Я не мог оторваться от этого зрелища. Несколько хищных птиц с вырезными крыльями, с хвостом в виде веера, летали вокруг башни; наверху пролетали цапли, избегая когтей хищников благодаря высоте своего полета.

Ни одного облачка; весь снег был на земле. Охотничий рог в последний раз приветствовал гору.



— Это плачет мой друг Себальт, — сказал Спервер, — хороший знаток собак и лошадей и, кроме того, первый трубач в рог в Германии. Прислушайся, Фриц, как нежно!.. Бедный Себальт! Он тает со времени болезни его сиятельства; он не может охотиться, как прежде. Вот его единственное утешение: каждое утро, при восходе солнца, он подымается на Альтенбург и играет любимые песни графа. Он думает, что это может вылечить больного.

Спервер, с тактом человека, умеющего восторгаться, не мешал моему созерцанию; но, когда я, ослепленный сильным светом, взглянул во тьму башни, он сказал:

— Фриц, все идет хорошо; у графа не было припадка.

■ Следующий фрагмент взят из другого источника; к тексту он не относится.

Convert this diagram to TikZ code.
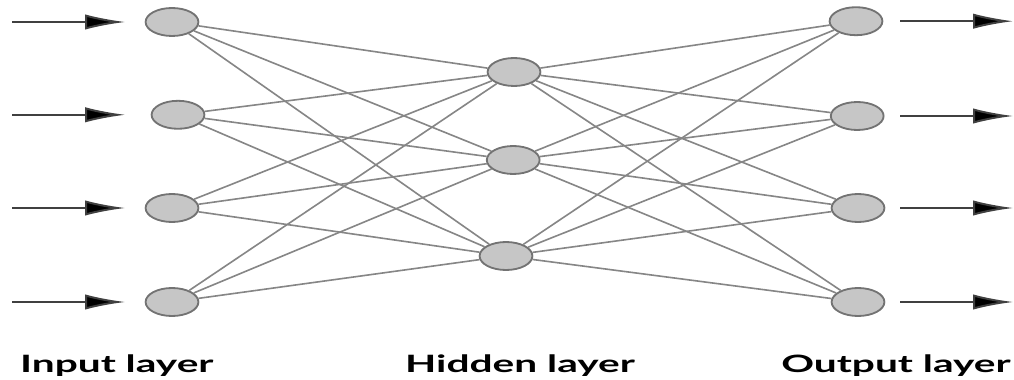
\documentclass[tikz,border=0pt]{standalone}
\usepackage{fontspec}
\setmainfont{Lato}
\usetikzlibrary{shapes}
\usetikzlibrary{arrows.meta}

\tikzset{
  unit/.style={ellipse, draw=gray!90!black, fill=gray!45, line width=1.3pt,
    minimum width=1.32cm, minimum height=0.7cm, inner sep=0pt},
  link/.style={draw=gray!95, line width=1.15pt},
  signal/.style={draw=black!75, line width=1.4pt, -{Latex[length=1.0cm,width=0.38cm,fill=black]}},
  layername/.style={font=\fontsize{17}{20}\selectfont\bfseries}
}

\begin{document}
\begin{tikzpicture}[scale=1.0]

\useasboundingbox (0,0) rectangle (25.35,9.5);

%Draw input layer
\foreach \i/\x/\y in {1/4.3/8.95, 2/4.45/6.63, 3/4.3/4.3, 4/4.3/1.95} {
\node[unit] (in\i) at (\x,\y) {};
\coordinate (src\i) at (0.3,\y);
\coordinate (dst\i) at (3.13,\y);
\draw[signal] (src\i) -- (dst\i);
}

%Draw hidden layer
\foreach \i/\x/\y in {1/12.85/7.7, 2/12.83/5.5, 3/12.65/3.1} {
\node[unit] (hid\i) at (\x,\y) {};
}

%Draw output layer
\foreach \i/\x/\y in {1/21.4/8.97, 2/21.43/6.6, 3/21.45/4.3, 4/21.45/1.95} {
\node[unit] (out\i) at (\x,\y) {};
\coordinate (beg\i) at (22.5,\y);
\coordinate (end\i) at (25.33,\y);
\draw[signal] (beg\i) -- (end\i);
}

%Draw links
\foreach \i in {1,...,4} {
\foreach \j in {1,...,3} {
\draw[link] (in\i) -- (hid\j);
\draw[link] (hid\j) -- (out\i);
}
}

%Draw labels
\node[layername] (inname) at (2.92,0.37) {\scalebox{1.7}[1]{Input layer}};
\node[layername] (hidname) at (13.0,0.37) {\scalebox{1.7}[1]{Hidden layer}};
\node[layername] (outname) at (22.4,0.37) {\scalebox{1.7}[1]{Output layer}};

\end{tikzpicture}
\end{document}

Эти слова вернули меня к действительности.

— А! Тем лучше… тем лучше!

— Это ты помог ему, Фриц.

— Как я? Я ничего не предписывал ему.

— Ну, так что же? Ты был тут.

— Ты шутишь, Гедеон; что значит мое присутствие, раз я ничего не предписываю больному?

— Ты ему приносишь счастье.

Я пристально взглянул ему в глаза; он не смеялся.

— Да, Фриц, ты приносишь счастье; прошлые годы у нашего господина после первого припадка на следующий день бывал второй, потом третий, четвертый. Ты мешаешь этому, останавливаешь болезнь. Это ясно.